We focused on the bagel side of the menu because it was a morning outing, and also because you don’t find a New York-inspired bagel spot in downtown Phoenix every day. We might have missed the black walk-up window carved out of The Churchill’s grey industrial exterior if it weren’t for a small line of fellow bagel fiends. We ordered almost the entire breakfast menu: the Money Shot, Yam and Cheese, and an everything bagel with schmear for good measure.
Stoop Kid occupies the space that was once home to Commander Hamburger, the casual sister restaurant of The Gladly and Citizen Public House. Beginning at 11 a.m., it serves burgers on brioche buns, a double beef one with caramelized onions and Tillamook cheddar called the Stoop Burger, and a single patty sandwich with diced onions and pickles, Boar’s Head American cheese, ketchup, and mustard. The latter goes by the name Pobrecito, an homage to The Churchill bar that came before So Far So Good. Fried plantains and a Hash Cake are also on the menu.

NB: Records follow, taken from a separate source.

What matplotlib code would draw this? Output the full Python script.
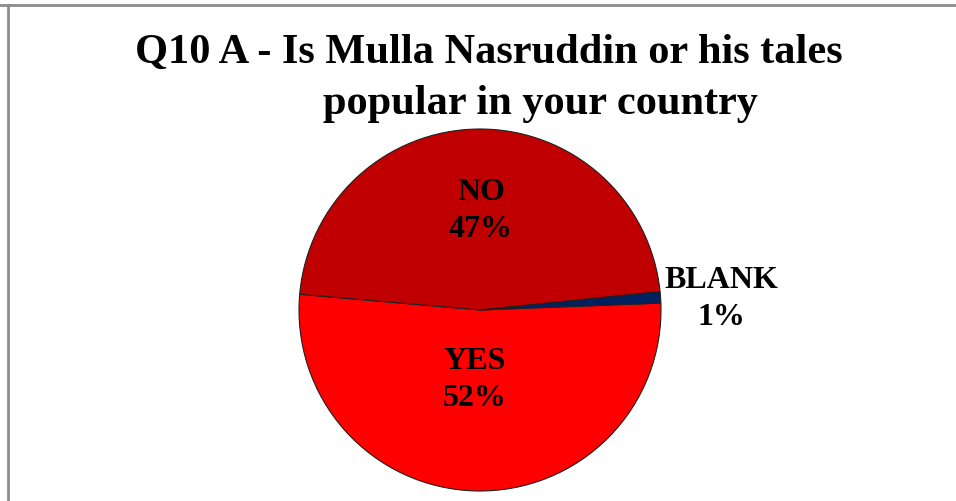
import matplotlib.pyplot as plt
from matplotlib.lines import Line2D

labels = ["YES", "NO", "BLANK"]
values = [52, 47, 1]
colors = ["#FF0000", "#C00000", "#002060"]

plt.rcParams['font.family'] = ['Liberation Serif', 'DejaVu Serif']

fig = plt.figure(figsize=(9.56, 5.01), dpi=100)

# thin grey frame at top/left (cropped screenshot)
fig.add_artist(Line2D([0, 1], [1 - 5 / 501, 1 - 5 / 501], color="#8c8c8c", lw=2))
fig.add_artist(Line2D([7.5 / 956, 7.5 / 956], [0, 1 - 5 / 501], color="#8c8c8c", lw=2))

fig.text(489 / 956, 1 - 53 / 501, "Q10 A - Is Mulla Nasruddin or his tales",
         ha="center", va="center", fontsize=30.5, fontweight="bold")
fig.text(540 / 956, 1 - 104 / 501, "popular in your country",
         ha="center", va="center", fontsize=30.5, fontweight="bold")

r = 181
cx, cy = 480, 310
ax = fig.add_axes([(cx - r) / 956, 1 - (cy + r) / 501, 2 * r / 956, 2 * r / 501])
wedges, _ = ax.pie(values, colors=colors, startangle=2.2, counterclock=False,
                   wedgeprops=dict(edgecolor="#202020", linewidth=0.8))
ax.set_xlim(-1, 1)
ax.set_ylim(-1, 1)
ax.set_aspect("auto")

# label positions in axes-relative coords
pos = {"YES": (475, 380), "NO": (481, 211), "BLANK": (721, 299)}
for lab, v in zip(labels, values):
    px, py = pos[lab]
    ax.text((px - cx) / r, (cy - py) / r, f"{lab}\n{v}%", ha="center", va="center",
            fontsize=23, fontweight="bold", linespacing=1.35, clip_on=False)

fig.savefig("out.png", dpi=100)
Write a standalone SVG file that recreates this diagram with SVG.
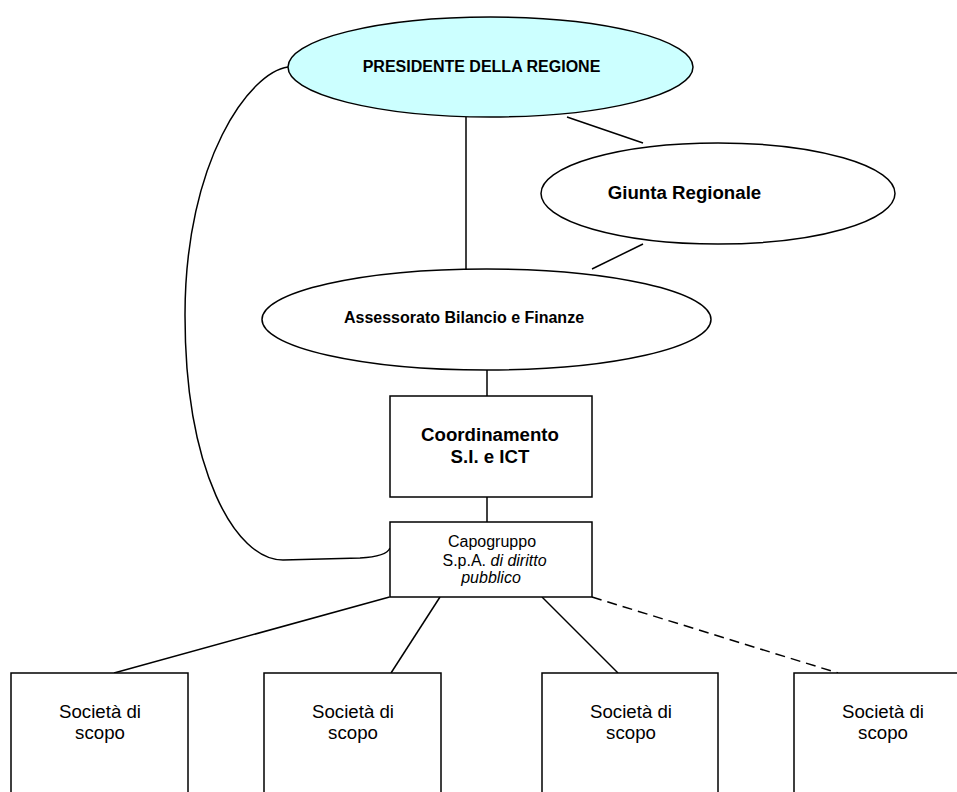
<svg xmlns="http://www.w3.org/2000/svg" width="957" height="792" viewBox="0 0 957 792">
<style>
.shape{fill:#fff;stroke:#000;stroke-width:1.5}
.conn{fill:none;stroke:#000;stroke-width:1.5}
.t{font-family:"Liberation Sans",Arial,sans-serif;fill:#000;text-anchor:middle}
.b{font-weight:bold}
</style>
<rect x="0" y="0" width="957" height="792" fill="#fff"/>
<g id="connectors">
<path class="conn" d="M288 67 C250 72 185 160 185 315 C185 470 235 560 283 560 L360 558 C378 557 388 553 390 548"/>
<line class="conn" x1="466" y1="117" x2="466" y2="269"/>
<line class="conn" x1="567" y1="117" x2="643" y2="143"/>
<line class="conn" x1="643" y1="244" x2="592" y2="269"/>
<line class="conn" x1="487" y1="370" x2="487" y2="396"/>
<line class="conn" x1="487" y1="497" x2="487" y2="522"/>
<line class="conn" x1="389.5" y1="597" x2="114" y2="673"/>
<line class="conn" x1="440" y1="597" x2="391" y2="673"/>
<line class="conn" x1="542" y1="597" x2="618" y2="673"/>
<line class="conn" x1="592" y1="597" x2="838" y2="673" stroke-dasharray="10 6"/>
</g>
<g id="presidente">
<ellipse class="shape" cx="490.5" cy="67" rx="202.5" ry="50" style="fill:#ccffff"/>
<text class="t b" x="481.5" y="72" font-size="16">PRESIDENTE DELLA REGIONE</text>
</g>
<g id="giunta">
<ellipse class="shape" cx="718" cy="193.5" rx="177" ry="50.5"/>
<text class="t b" x="684.5" y="199" font-size="18.67">Giunta Regionale</text>
</g>
<g id="assessorato">
<ellipse class="shape" cx="486.5" cy="319.5" rx="224.5" ry="50.5"/>
<text class="t b" x="464" y="323" font-size="16">Assessorato Bilancio e Finanze</text>
</g>
<g id="coordinamento">
<rect class="shape" x="390" y="396" width="202" height="101"/>
<text class="t b" x="490" y="441" font-size="18.67">Coordinamento</text>
<text class="t b" x="490" y="463" font-size="18.67">S.I. e ICT</text>
</g>
<g id="capogruppo">
<rect class="shape" x="390" y="522" width="202" height="75"/>
<text class="t" x="492" y="547" font-size="16">Capogruppo</text>
<text class="t" x="494.5" y="566" font-size="16">S.p.A. <tspan font-style="italic">di diritto</tspan></text>
<text class="t" x="491" y="583" font-size="16" font-style="italic">pubblico</text>
</g>
<g id="societa1">
<rect class="shape" x="11" y="673" width="177" height="140"/>
<text class="t" x="100" y="718" font-size="18.67">Società di</text>
<text class="t" x="100" y="739" font-size="18.67">scopo</text>
</g>
<g id="societa2">
<rect class="shape" x="264" y="673" width="177" height="140"/>
<text class="t" x="353" y="718" font-size="18.67">Società di</text>
<text class="t" x="353" y="739" font-size="18.67">scopo</text>
</g>
<g id="societa3">
<rect class="shape" x="542" y="673" width="176" height="140"/>
<text class="t" x="631" y="718" font-size="18.67">Società di</text>
<text class="t" x="631" y="739" font-size="18.67">scopo</text>
</g>
<g id="societa4">
<rect class="shape" x="794" y="673" width="177" height="140"/>
<text class="t" x="883" y="718" font-size="18.67">Società di</text>
<text class="t" x="883" y="739" font-size="18.67">scopo</text>
</g>
</svg>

Stoop Kid is owner Steven McMillen’s first standalone concept. He co-owns Berdena’s in Old Town Scottsdale and cut his teeth at the likes of Ocotillo and Kream Coffee. McMillen, who lives downtown, discovered his love for bagels during trips to Manhattan. When he returned to Phoenix, he couldn’t stop thinking about opening a bagel shop.
The Yam and Cheese, Money Shot, and an everything bagel with cream cheese wait to be devoured.
But back to the bagels, which are available from 8 to 11 a.m. and not actually made at Stoop Kid. Bagelfelds, a Brooklyn-born bagel maker popular at Phoenix farmer’s markets, supplies the goods. The gentleman at the window informed us that Stoop Kid’s kitchen is too small to make the bagels on-site.
You know when a bagel is called everything but it’s really just some of the things? Not this one. The poppy and sesame seeds were plentiful, along with coarse salt and onion flakes. Biting into it revealed a buttery flavor, followed by salty, savory bliss. The cream cheese added a velvety texture to the doughy classic. This one is a keeper.
One word to describe the aptly-named Money Shot: rich. An asiago bagel was stacked high with spicy bacon jam shmear, scrambled eggs, Tillamook cheddar, a Hash Cake, and a tomato slice, which helps to cut through the heavy ingredients. The Hash Cake adds comfort and sustenance. The Money Shot is the perfect hangover remedy, but not for the faint of heart.
The Yam and Cheese was made with veggie lovers in mind. Chili-glazed yams lend a bit of sweetness to this fresh concoction: tomato, cucumber, avocado, and sprouts are sandwiched together by a plain bagel smeared with red pepper romesco cream cheese. We wonder if it was inspired by Bagelfelds’ farmer’s market roots because it’s exactly the creation we imagine after a day spent rummaging through crisp produce.
McMillen also has plans to serve coffee in the future, but that part of the business is not yet up and running.
Inside The Churchill, which sat mostly empty on a Thursday morning at 11 a.m., Stoop Kid’s black, horizontally stacked subway tiles and matte black exterior are offset by neon pink lettering. “Never leave the stoop,” it advises.
After our blissful bagel coma, we may oblige for a while.